Yes that's right! Leaf lard and suet is from the fat around the kidneys. Honestly when I render my own at home from animals I butcher myself, I use it all otherwise I'd hardly have any fat if I only used the stuff around the kidneys. Interestingly I use the omentum which is a webby type fat around the stomach and intestines and it's fantastic. Easy to remove and heaps of it especially in goats. When I render fresh fat from the abbatoir or butcher, it's mostly subcutaneous trimmings. It all works out fine in my experience although the trimmings do have more bits of.meat that need to render out


----------



## gloopygloop (Jan 5, 2020)

Aha SeaSuds beat me to it! yes SK sell Tallow.
In my experience here in the UK dripping as in beef dripping is quite soft and usually scoop able, but suet is quite a hard fat, is this because it has a much higher stearic content? I dont know. I think when you are able to buy the real think suet from a butcher it is gradable but dripping is usually in a jar to scoop out.


----------



## Teapot (Jan 6, 2020)

Thanks for comments, everyone.

I had seen that SK have tallow, but it's more than double the price of dripping bought locally. As my branding relies heavily upon local produce (and the shaving soap will potentially be added to my product line, in due course), I would prefer to use a local source.
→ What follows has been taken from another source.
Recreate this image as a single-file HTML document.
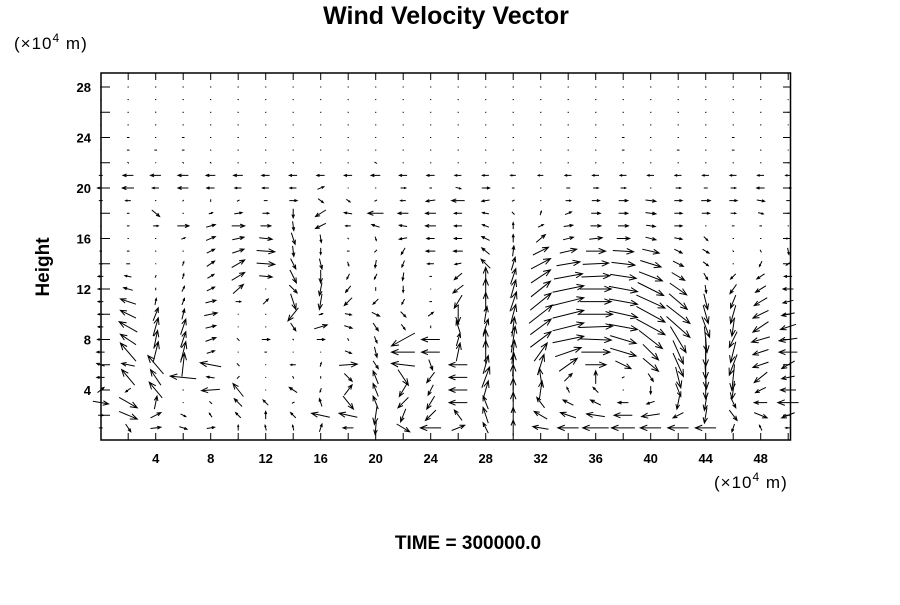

If tallow and dripping are essentially the same, then I can buy the dripping that's available locally, that would be the ideal outcome. If I definitely need tallow, I can buy online until such times as I can source some locally.

I've only ever bought suet once, if I remember rightly it was almost granular, so gloorygloop's comment that it is harder makes sense. The last lot of dripping I got was in a block, but easily cut. The latest lot is in a tub.

The more I read, the less I know  I guess I'm going to have to soap it up to see!


----------